Posted: Jul 25, 2011 6:05 PM by Andy Koen
Updated: Jul 25, 2011 8:23 PM
It's a great time to buy a house in the Colorado Springs area, but not such a great time to sell one. Economist Fred Crowley says low prices and low interest rates are creating a unique buying environment.
"Prices for existing homes have dropped quite a bit, in some neighborhoods, it's not any given house, but on average somewhere on the $10,000-15,000 range."
In fact, in his latest quarterly report for the Southern Colorado Economic Forum, Crowley points out that even without a federal tax credit, buyers this summer will save more money in the long run than they would have last year.
"Assuming you stay in the house for 30 years, what you're going to save is a down payment, lower monthly payments, ultimate prices of the house, its adds up to close to $50,000 over the lifetime of the home"
He says the tax credit last summer artificially put more buyers in the market which drove up demand and prices. This summer those buyers are gone and prices have dropped which is bad news if you're trying to sell your home.
Realtor Jay Gupta says sellers need to be realistic about how much money they can ask for in this market.
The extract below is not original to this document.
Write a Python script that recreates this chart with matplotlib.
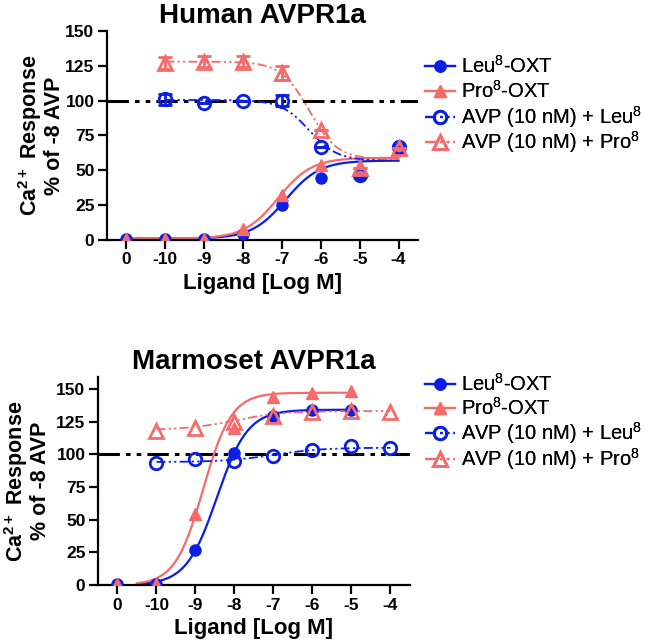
import numpy as np
import matplotlib
matplotlib.use("Agg")
import matplotlib.pyplot as plt

plt.rcParams['font.family'] = ['Liberation Sans', 'DejaVu Sans']
plt.rcParams['mathtext.default'] = 'regular'

BLUE = '#0a1ee6'
RED = '#f56b6b'

# x positions; the "0" (vehicle) dose is drawn at -11
x_ticks = [-11, -10, -9, -8, -7, -6, -5, -4]
x_labels = ['0', '-10', '-9', '-8', '-7', '-6', '-5', '-4']
labels = ['Leu$^8$-OXT', 'Pro$^8$-OXT', 'AVP (10 nM) + Leu$^8$', 'AVP (10 nM) + Pro$^8$']

# ---- Human AVPR1a ----
h_x_ag = [-11, -10, -9, -8, -7, -6, -5, -4]
h_leu = [1, 1, 1, 4, 25, 44.5, 47, 66]
h_pro = [1, 1, 1, 8, 32, 54, 52, 65]
h_x_avp = [-10, -9, -8, -7, -6, -5, -4]
h_avp_leu = [101, 98, 100, 100, 67, 46.5, 66.5]
h_avp_leu_err = [4, 0, 0, 4, 0, 0, 0]
h_avp_pro = [127, 128, 128, 120, 79, 52, 66]
h_avp_pro_err = [4, 4, 4, 5, 0, 0, 0]
# fitted curves: bottom, top, logEC50, hill
h_fit_leu = [1, 57, -6.9, 1.0]
h_fit_pro = [1, 59, -7.1, 1.0]
h_fit_avp_leu = [57, 100.5, -6.3, -1.2]
h_fit_avp_pro = [58, 128, -6.3, -1.2]

# ---- Marmoset AVPR1a ----
m_x_ag = [-11, -10, -9, -8, -7, -6, -5]
m_leu = [1, 0.5, 27, 101, 129, 134, 134]
m_pro = [0.5, 0.5, 54, 120, 144, 147, 148]
m_x_avp = [-10, -9, -8, -7, -6, -5, -4]
m_avp_leu = [93, 96, 95, 99, 103, 106, 105]
m_avp_pro = [118, 120, 125, 129, 132, 133, 132]
m_fit_leu = [0, 134, -8.45, 1.1]
m_fit_pro = [0, 147, -8.8, 1.2]
m_fit_avp_leu = [94, 105, -7.0, 0.7]
m_fit_avp_pro = [118.5, 133, -8.0, 0.7]


def sigmoid(x, p):
    bottom, top, ec50, hill = p
    return bottom + (top - bottom) / (1 + 10 ** ((ec50 - x) * hill))


DDOT = (0, (5, 1.8, 1.2, 1.8, 1.2, 1.8))
W, H = 662, 640


def panel(fig, ax, title, ymax, xa, leu, pro, xv, avl, avp, fits, ranges,
          avl_err=None, avp_err=None, leg_y=(), ypad=4):
    ax.axhline(100, color='black', lw=2.2, ls=(0, (7, 2, 1.5, 2, 1.5, 2)), zorder=1)
    xs = np.linspace(ranges[0][0], ranges[0][1], 300)
    xd = np.linspace(ranges[1][0], ranges[1][1], 300)
    ax.plot(xs, sigmoid(xs, fits[0]), color=BLUE, lw=1.6, zorder=2)
    ax.plot(xs, sigmoid(xs, fits[1]), color=RED, lw=1.6, zorder=2)
    ax.plot(xd, sigmoid(xd, fits[2]), color=BLUE, lw=1.3, ls=DDOT, zorder=2)
    ax.plot(xd, sigmoid(xd, fits[3]), color=RED, lw=1.3, ls=DDOT, zorder=2)

    ax.plot(xa, leu, 'o', ms=8, color=BLUE, zorder=3)
    ax.plot(xa, pro, '^', ms=9, color=RED, zorder=4)
    ax.errorbar(xv, avl, yerr=avl_err, fmt='o', ms=9, mfc='none', mec=BLUE, mew=2,
                ecolor=BLUE, elinewidth=2, capsize=5, capthick=2, zorder=5)
    ax.errorbar(xv, avp, yerr=avp_err, fmt='^', ms=9.5, mfc='none', mec=RED, mew=2,
                ecolor=RED, elinewidth=2, capsize=5, capthick=2, zorder=6)

    h1, = ax.plot([], [], '-o', color=BLUE, ms=8, lw=1.6)
    h2, = ax.plot([], [], '-^', color=RED, ms=9, lw=1.6)
    h3, = ax.plot([], [], ls=DDOT, marker='o', color=BLUE, mfc='none', mew=2, ms=9, lw=1.6)
    h4, = ax.plot([], [], ls=DDOT, marker='^', color=RED, mfc='none', mew=2, ms=9.5, lw=1.6)
    for h, lab, yp in zip([h1, h2, h3, h4], labels, leg_y):
        leg = fig.legend([h], [lab], loc='center left',
                         bbox_to_anchor=(425 / W, 1 - yp / H),
                         frameon=False, borderpad=0, borderaxespad=0, handlelength=1.5,
                         handletextpad=0.3, fontsize=14.5)
        fig.add_artist(leg)

    ax.set_xlim(-11.5, -3.5)
    ax.set_ylim(0, ymax)
    ax.set_xticks(x_ticks)
    ax.set_xticklabels(x_labels)
    ax.set_yticks(range(0, 151, 25))
    for s in ('top', 'right'):
        ax.spines[s].set_visible(False)
    for s in ('left', 'bottom'):
        ax.spines[s].set_linewidth(1.6)
    ax.tick_params(width=1.6, length=6.5, labelsize=12.5, pad=2.5)
    for t in ax.get_xticklabels() + ax.get_yticklabels():
        t.set_fontweight('bold')
    ax.set_title(title, fontsize=20, fontweight='bold', pad=6)
    ax.set_xlabel('Ligand [Log M]', fontsize=16, fontweight='bold', labelpad=4)
    ax.set_ylabel('Ca$^{2+}$ Response\n% of -8 AVP', fontsize=15.5, fontweight='bold',
                  linespacing=1.0, labelpad=ypad)


fig = plt.figure(figsize=(6.62, 6.40), dpi=100)
ax1 = fig.add_axes([0.1616, 0.625, 0.4698, 0.3266])
ax2 = fig.add_axes([0.148, 0.0859, 0.4713, 0.325])

panel(fig, ax1, 'Human AVPR1a', 150, h_x_ag, h_leu, h_pro, h_x_avp, h_avp_leu, h_avp_pro,
      [h_fit_leu, h_fit_pro, h_fit_avp_leu, h_fit_avp_pro],
      [(-11, -4), (-10, -4)], h_avp_leu_err, h_avp_pro_err,
      leg_y=(66, 91, 117, 142), ypad=0)
panel(fig, ax2, 'Marmoset AVPR1a', 159, m_x_ag, m_leu, m_pro, m_x_avp, m_avp_leu, m_avp_pro,
      [m_fit_leu, m_fit_pro, m_fit_avp_leu, m_fit_avp_pro],
      [(-10.5, -5), (-10, -4)], leg_y=(384, 408, 433, 459), ypad=4)

fig.savefig('out.png', dpi=100)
"Unfortunately, this is the sad part of this equation, they have paid too much in the high times and right now the buyer is saying, that is not my problem," Gupta said.
One positive sign in the local real estate market is that foreclosure filings are still dropping. However, most banks have tightened lending requirements which is keeping is more buyers from entering the market.
"Bottom line, right now, buyers have a great opportunity," Gupta said. "Sellers have to be again very motivated and realistic to put the prices on their properties."
Crowley's data also suggest that both supply and demand in the local housing market seem to have stabilized. Historically, that means prices will begin to increase over the next few years.